Bain & Co.が「マネジメントツールとトレンド2005」というアンケート調査を行った。この中には、IT部門とビジネス部門との関係について、それぞれの部門のマネージャに対するかなり鋭い質問が含まれていた。Ed Coneが書いたCIO Insightの記事によると、この調査ではちょっと驚くような結果が出たという。例えば、回答者の60%は、ITの支出項目はビジネス目標と完全に一致していると答えている。これが支出ではなく、その成果はどうだったかという質問だったら、この数字はもっと低かっただろう。このアンケートを見ると、多くのビジネスマネージャは、ITが重要だとは言いつつも、自分の会社のIT部門が能力不足だと考えていることが分かる。「IT部門は仕事ができないと言うけれど、それは一体誰の責任なんだ?」と私は聞きたい。私が個人的に書いているブログ「Technometria」のサブタイトルは「Organizations Get the IT They Deserve」(「ITのレベルで分かる組織の実力」)である。このアンケートの結果こそ、それを具現化したもののように思える。

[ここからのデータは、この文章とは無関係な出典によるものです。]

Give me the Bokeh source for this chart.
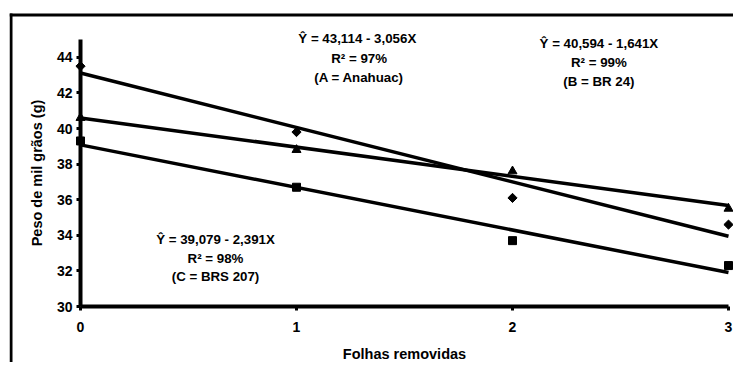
from bokeh.plotting import figure
from bokeh.embed import file_html
from bokeh.resources import INLINE
from bokeh.models import Range1d, FixedTicker, Label
import math

# ---- data ----
folhas = [0, 1, 2, 3]
anahuac = [43.5, 39.8, 36.1, 34.6]      # A (diamonds)
br24 = [40.6, 38.8, 37.6, 35.5]         # B (triangles)
brs207 = [39.3, 36.7, 33.7, 32.3]       # C (squares)
intercepts = [43.114, 40.594, 39.079]   # A, B, C
slopes = [-3.056, -1.641, -2.391]
y_ticks = [30, 32, 34, 36, 38, 40, 42, 44]
x_ticks = [0, 1, 2, 3]
eq_A = ["Ŷ =  43,114 - 3,056X", "R² = 97%", "(A = Anahuac)"]
eq_B = ["Ŷ = 40,594 - 1,641X", "R² = 99%", "(B = BR 24)"]
eq_C = ["Ŷ = 39,079 - 2,391X", "R² = 98%", "(C = BRS 207)"]

FONT = "Liberation Sans"

# ---- layout (pixels) ----
W, H = 733, 362
FL, FT = 9, 4                 # plot frame left / top inside the figure
X0_PX, X3_PX = 80, 728        # x=0 and x=3 in figure pixels
Y30_PX, Y45_PX = 306, 39      # y=30 and y=45 in figure pixels
sx = (X3_PX - X0_PX) / 3.0
sy = (Y30_PX - Y45_PX) / 15.0
x_start = 0 - (X0_PX - FL) / sx
x_end = 3 + (W - X3_PX) / sx
y_end = 45 + (Y45_PX - FT) / sy
y_start = 30 - (H - Y30_PX) / sy

def dx(px):
    return (px - X0_PX) / sx

def dy(py):
    return 45 + (Y45_PX - py) / sy

p = figure(width=W, height=H, output_backend="svg", toolbar_location=None,
           x_range=Range1d(x_start, x_end), y_range=Range1d(y_start, y_end),
           min_border_left=FL, min_border_right=0, min_border_top=FT,
           min_border_bottom=0)
p.title.visible = False
p.outline_line_color = None
p.xgrid.visible = False
p.ygrid.visible = False
p.background_fill_color = "white"
p.border_fill_color = "white"

# outer box: top and left edges as thin filled bands
p.quad(left=[dx(9)], right=[dx(W - 0.5)], top=[dy(13)], bottom=[dy(16)],
       fill_color="black", line_color=None)
p.quad(left=[dx(9)], right=[dx(12)], top=[dy(13)], bottom=[y_start],
       fill_color="black", line_color=None)

# regression lines
x0, x1 = folhas[0], folhas[-1]
for a, b in zip(intercepts, slopes):
    p.line([x0, x1], [a + b * x0, a + b * x1], line_color="black", line_width=3.5)

# points
p.scatter(folhas, anahuac, marker="square", angle=math.pi / 4, size=6.5,
          fill_color="black", line_color="black")
p.scatter(folhas, br24, marker="triangle", size=9, fill_color="black", line_color="black")
p.scatter(folhas, brs207, marker="square", size=8, fill_color="black", line_color="black")

# axes
for ax in (p.xaxis[0], p.yaxis[0]):
    ax.axis_line_width = 4
    ax.axis_line_color = "black"
    ax.major_tick_line_width = 3
    ax.major_tick_line_color = "black"
    ax.major_tick_out = 4
    ax.major_tick_in = 0
    ax.minor_tick_line_color = None
    ax.major_label_text_font = FONT
    ax.major_label_text_font_style = "bold"
    ax.major_label_text_font_size = "14px"
    ax.major_label_text_color = "black"
    ax.axis_label_text_font = FONT
    ax.axis_label_text_font_style = "bold"
    ax.axis_label_text_font_size = "14.5px"
    ax.axis_label_text_color = "black"

p.xaxis[0].ticker = FixedTicker(ticks=x_ticks)
p.xaxis[0].bounds = (0, 3)
p.xaxis[0].fixed_location = 30
p.xaxis[0].axis_label = "Folhas removidas"
p.xaxis[0].major_label_standoff = 11
p.xaxis[0].axis_label_standoff = 11

p.yaxis[0].ticker = FixedTicker(ticks=y_ticks)
p.yaxis[0].bounds = (30, 45)
p.yaxis[0].fixed_location = 0
p.yaxis[0].axis_label = "Peso de mil grãos (g)"
p.yaxis[0].major_label_standoff = 4
p.yaxis[0].axis_label_standoff = 9

# equation annotations
def add_eq(lines, x, ys):
    for t, y in zip(lines, ys):
        p.add_layout(Label(x=x, y=y, text=t, text_align="center", text_baseline="middle",
                           text_font=FONT, text_font_style="bold", text_font_size="13.3px",
                           text_color="black"))

add_eq(eq_A, 1.29, [45.06, 43.93, 42.87])
add_eq(eq_B, 2.40, [44.77, 43.70, 42.63])
add_eq(eq_C, 0.625, [33.79, 32.71, 31.68])

open("out.html", "w").write(file_html(p, INLINE))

IT部門がうまく機能していない場合、2つの理由が考えられる。確かにIT部門が能力不足のこともある。また、マネジメントによって掲げられた目標を達成するために必要なリソースが、IT部門に与えられていないこともある。私も、CIOを交代させた結果、IT部門の能力が劇的に向上したケースも何件か目撃している。ある事例では、配置転換の対象になった人物はCIOとしての資質に欠けていた。逆に、優秀なCIOだった人物が、マネジメントの信頼を失ってしまったために交代させられたケースもあった。いずれにしても、IT部門がうまく機能していないと感じたら、まずは問題の存在を認めること。そして次に、大変な作業ではあるが、CIOの交代を実行することだ。
一方、何度CIOを入れ替えても何も変わらない場合には、リーダーシップが問題なのではなく、CIOに与えられた仕事環境に問題があるのかもしれないと考えるべきだ。経営陣は口では「ITを信じる」と言うかもしれないが、実際のところはITのことを十分に理解していない可能性もある。それゆえ、IT部門がきちんと機能するうえで必要なビジネス風土や財務モデルを構築できずにいるかもしれない。CEOがIT部門の言うことをまったく信頼しないので、CIOがどんなに一生懸命説明しても、彼のメッセージは経営陣の片方の耳からもう片方の耳へと通り抜けてしまう。こうなったら、取締役会が新しいCEOを探す時期に来ているのかもしれない。